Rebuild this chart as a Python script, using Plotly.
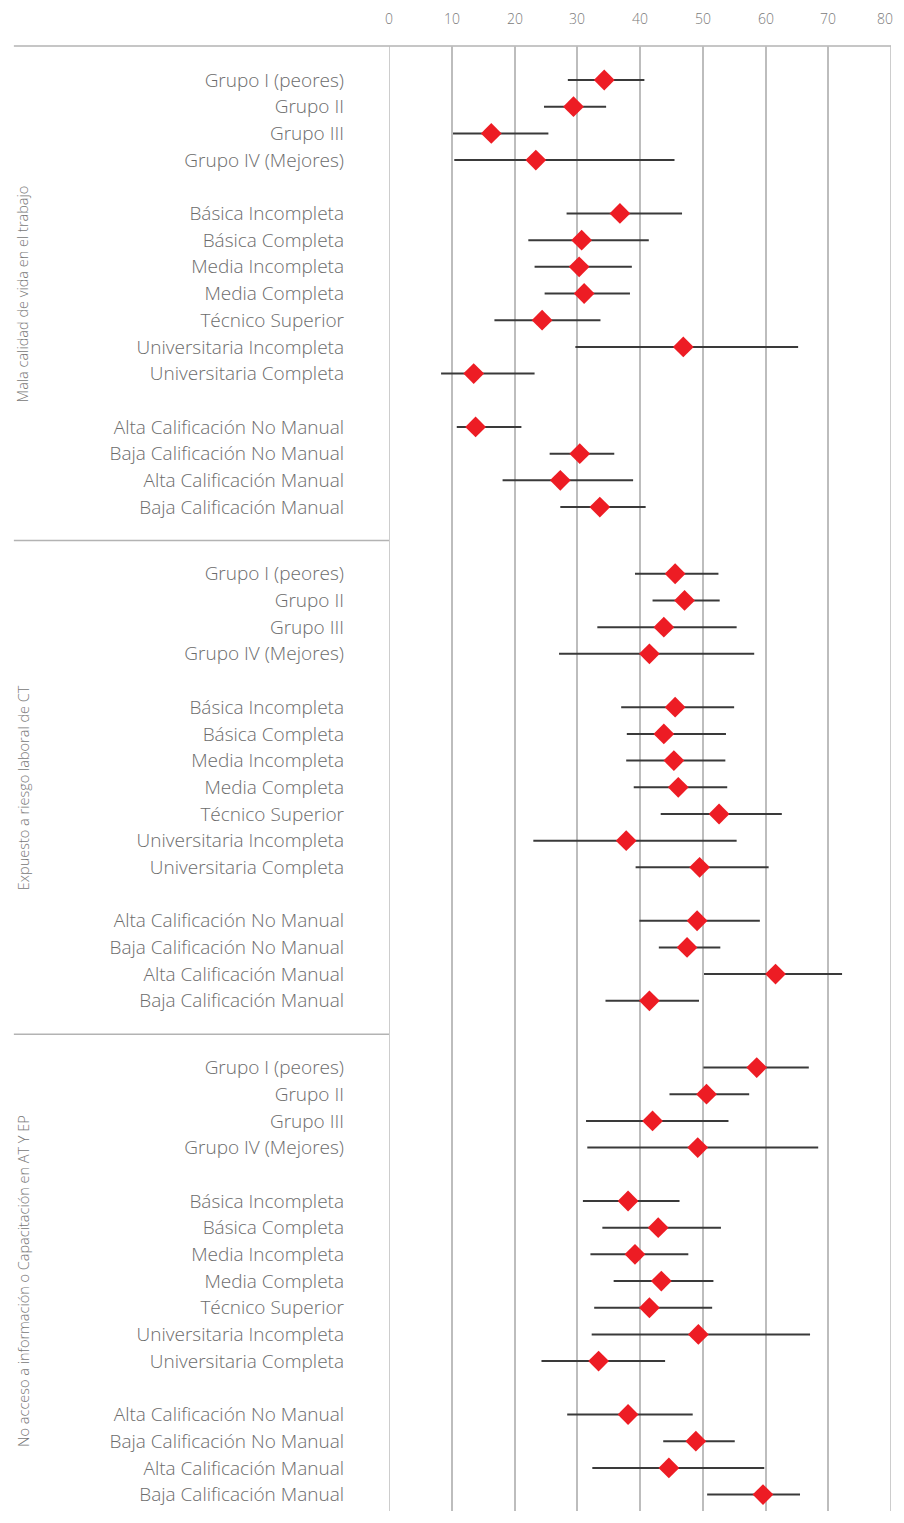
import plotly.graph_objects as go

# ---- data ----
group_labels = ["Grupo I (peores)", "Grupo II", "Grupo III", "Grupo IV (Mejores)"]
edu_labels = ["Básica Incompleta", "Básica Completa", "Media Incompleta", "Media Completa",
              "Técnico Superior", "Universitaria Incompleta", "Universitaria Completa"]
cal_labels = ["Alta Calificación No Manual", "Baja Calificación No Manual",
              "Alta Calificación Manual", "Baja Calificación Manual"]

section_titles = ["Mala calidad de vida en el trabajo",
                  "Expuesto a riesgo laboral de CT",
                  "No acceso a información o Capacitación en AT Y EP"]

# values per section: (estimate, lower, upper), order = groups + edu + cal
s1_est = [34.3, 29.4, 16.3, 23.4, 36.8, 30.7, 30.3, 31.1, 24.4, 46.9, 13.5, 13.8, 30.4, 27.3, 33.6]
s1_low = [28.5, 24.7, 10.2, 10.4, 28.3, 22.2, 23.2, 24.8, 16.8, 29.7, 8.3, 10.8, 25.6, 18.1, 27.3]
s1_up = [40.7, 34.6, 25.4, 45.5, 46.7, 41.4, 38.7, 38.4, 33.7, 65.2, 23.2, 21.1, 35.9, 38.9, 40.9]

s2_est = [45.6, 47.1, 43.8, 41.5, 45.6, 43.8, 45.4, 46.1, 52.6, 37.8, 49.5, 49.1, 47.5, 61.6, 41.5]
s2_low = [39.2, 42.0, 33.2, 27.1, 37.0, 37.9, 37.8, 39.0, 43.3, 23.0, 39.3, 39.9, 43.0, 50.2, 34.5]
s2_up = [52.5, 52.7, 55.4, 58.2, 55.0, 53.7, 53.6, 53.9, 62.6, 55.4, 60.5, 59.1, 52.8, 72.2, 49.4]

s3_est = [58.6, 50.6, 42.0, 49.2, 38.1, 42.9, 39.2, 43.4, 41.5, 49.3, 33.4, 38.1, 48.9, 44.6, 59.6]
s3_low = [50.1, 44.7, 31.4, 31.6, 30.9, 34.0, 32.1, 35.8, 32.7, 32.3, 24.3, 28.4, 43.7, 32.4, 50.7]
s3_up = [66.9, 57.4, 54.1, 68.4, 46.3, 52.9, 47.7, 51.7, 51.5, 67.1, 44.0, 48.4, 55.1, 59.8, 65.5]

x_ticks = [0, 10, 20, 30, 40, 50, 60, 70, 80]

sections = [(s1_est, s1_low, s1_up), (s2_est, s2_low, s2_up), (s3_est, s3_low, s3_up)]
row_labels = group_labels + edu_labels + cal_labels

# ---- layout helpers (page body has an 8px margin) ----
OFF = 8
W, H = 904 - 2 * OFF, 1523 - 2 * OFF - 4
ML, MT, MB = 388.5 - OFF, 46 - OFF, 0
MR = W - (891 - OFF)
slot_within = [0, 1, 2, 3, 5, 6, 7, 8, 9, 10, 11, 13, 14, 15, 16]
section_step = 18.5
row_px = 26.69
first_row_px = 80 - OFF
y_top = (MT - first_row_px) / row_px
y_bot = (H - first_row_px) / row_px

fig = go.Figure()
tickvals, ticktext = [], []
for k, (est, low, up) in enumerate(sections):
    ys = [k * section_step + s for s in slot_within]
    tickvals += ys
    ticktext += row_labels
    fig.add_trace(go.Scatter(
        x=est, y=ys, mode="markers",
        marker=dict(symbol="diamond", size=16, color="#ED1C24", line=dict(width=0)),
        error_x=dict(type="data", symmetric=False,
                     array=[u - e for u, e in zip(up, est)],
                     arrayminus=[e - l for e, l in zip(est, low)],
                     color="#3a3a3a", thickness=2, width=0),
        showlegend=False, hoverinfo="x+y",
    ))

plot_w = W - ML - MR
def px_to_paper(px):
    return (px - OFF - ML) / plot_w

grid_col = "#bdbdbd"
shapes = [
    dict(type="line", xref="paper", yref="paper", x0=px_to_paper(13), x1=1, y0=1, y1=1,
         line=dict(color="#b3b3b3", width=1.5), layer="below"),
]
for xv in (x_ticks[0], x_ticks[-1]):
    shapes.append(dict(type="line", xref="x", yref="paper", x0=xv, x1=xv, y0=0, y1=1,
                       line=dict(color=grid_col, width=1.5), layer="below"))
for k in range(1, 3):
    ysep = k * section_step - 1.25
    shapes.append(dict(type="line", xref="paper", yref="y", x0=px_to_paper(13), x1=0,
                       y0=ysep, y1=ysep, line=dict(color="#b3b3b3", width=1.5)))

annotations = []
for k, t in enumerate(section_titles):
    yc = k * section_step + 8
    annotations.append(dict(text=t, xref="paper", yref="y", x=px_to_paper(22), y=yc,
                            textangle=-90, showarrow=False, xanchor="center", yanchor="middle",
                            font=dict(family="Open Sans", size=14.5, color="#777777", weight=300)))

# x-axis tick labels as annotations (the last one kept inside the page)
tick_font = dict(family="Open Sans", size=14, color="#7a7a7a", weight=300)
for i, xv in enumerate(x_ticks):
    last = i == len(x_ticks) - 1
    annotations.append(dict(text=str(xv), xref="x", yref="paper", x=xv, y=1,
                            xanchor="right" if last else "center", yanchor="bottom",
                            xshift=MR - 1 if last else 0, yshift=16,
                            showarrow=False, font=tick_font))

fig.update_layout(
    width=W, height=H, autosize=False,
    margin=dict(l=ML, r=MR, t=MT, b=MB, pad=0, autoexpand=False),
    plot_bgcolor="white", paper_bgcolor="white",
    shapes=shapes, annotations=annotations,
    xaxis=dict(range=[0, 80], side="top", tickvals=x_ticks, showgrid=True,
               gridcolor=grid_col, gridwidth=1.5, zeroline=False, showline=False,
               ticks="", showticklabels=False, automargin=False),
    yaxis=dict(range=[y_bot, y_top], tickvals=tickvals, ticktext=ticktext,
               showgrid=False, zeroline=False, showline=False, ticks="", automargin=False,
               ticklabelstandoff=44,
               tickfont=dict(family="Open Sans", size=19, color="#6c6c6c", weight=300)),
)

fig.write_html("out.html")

---

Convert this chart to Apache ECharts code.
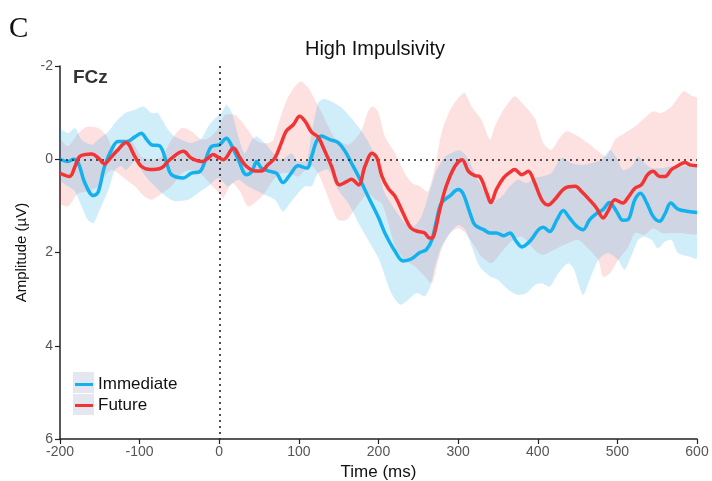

==

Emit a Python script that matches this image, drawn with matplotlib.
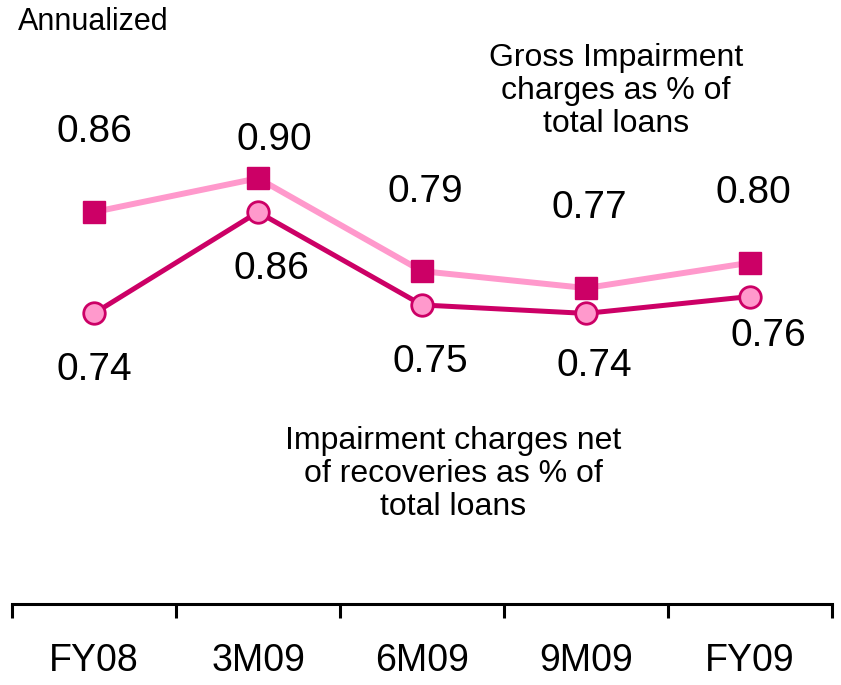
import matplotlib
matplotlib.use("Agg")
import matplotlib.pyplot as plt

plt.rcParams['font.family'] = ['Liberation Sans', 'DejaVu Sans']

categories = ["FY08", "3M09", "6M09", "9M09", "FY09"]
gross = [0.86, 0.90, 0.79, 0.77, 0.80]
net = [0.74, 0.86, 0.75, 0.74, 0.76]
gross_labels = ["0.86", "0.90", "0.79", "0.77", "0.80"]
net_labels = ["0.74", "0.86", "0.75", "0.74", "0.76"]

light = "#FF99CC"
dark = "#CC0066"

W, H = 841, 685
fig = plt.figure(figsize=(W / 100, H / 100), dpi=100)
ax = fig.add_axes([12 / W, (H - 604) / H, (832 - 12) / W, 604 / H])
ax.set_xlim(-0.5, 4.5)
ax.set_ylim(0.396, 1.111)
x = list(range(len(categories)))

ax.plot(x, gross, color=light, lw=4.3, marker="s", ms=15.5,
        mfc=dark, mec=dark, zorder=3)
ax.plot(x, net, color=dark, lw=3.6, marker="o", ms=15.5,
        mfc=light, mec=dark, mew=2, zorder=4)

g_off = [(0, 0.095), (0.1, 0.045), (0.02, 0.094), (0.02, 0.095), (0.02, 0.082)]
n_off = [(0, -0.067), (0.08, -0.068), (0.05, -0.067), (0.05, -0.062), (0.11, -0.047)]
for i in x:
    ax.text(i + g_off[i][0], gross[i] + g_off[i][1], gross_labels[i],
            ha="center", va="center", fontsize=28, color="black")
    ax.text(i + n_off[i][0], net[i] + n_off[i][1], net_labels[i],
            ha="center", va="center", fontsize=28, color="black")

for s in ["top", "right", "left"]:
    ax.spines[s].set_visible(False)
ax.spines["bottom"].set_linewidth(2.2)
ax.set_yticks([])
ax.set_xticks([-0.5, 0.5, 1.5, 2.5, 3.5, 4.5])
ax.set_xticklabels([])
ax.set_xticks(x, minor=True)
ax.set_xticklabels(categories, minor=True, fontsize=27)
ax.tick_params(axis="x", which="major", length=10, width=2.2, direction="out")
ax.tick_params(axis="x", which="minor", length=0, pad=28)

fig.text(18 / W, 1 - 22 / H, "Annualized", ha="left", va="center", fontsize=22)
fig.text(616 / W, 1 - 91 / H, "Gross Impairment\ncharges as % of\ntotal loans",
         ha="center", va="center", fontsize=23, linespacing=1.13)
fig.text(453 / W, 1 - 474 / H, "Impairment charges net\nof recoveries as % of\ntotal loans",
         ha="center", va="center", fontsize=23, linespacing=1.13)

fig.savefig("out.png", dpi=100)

• _What to work on_
Begin with the line that contains "Emit a Python", end with the line that contains "x = list(range(len(categories)))", and set down every line in that range exactly as it stands, minus the pictures.

• _Full answer_
Emit a Python script that matches this image, drawn with matplotlib.
import matplotlib
matplotlib.use("Agg")
import matplotlib.pyplot as plt

plt.rcParams['font.family'] = ['Liberation Sans', 'DejaVu Sans']

categories = ["FY08", "3M09", "6M09", "9M09", "FY09"]
gross = [0.86, 0.90, 0.79, 0.77, 0.80]
net = [0.74, 0.86, 0.75, 0.74, 0.76]
gross_labels = ["0.86", "0.90", "0.79", "0.77", "0.80"]
net_labels = ["0.74", "0.86", "0.75", "0.74", "0.76"]

light = "#FF99CC"
dark = "#CC0066"

W, H = 841, 685
fig = plt.figure(figsize=(W / 100, H / 100), dpi=100)
ax = fig.add_axes([12 / W, (H - 604) / H, (832 - 12) / W, 604 / H])
ax.set_xlim(-0.5, 4.5)
ax.set_ylim(0.396, 1.111)
x = list(range(len(categories)))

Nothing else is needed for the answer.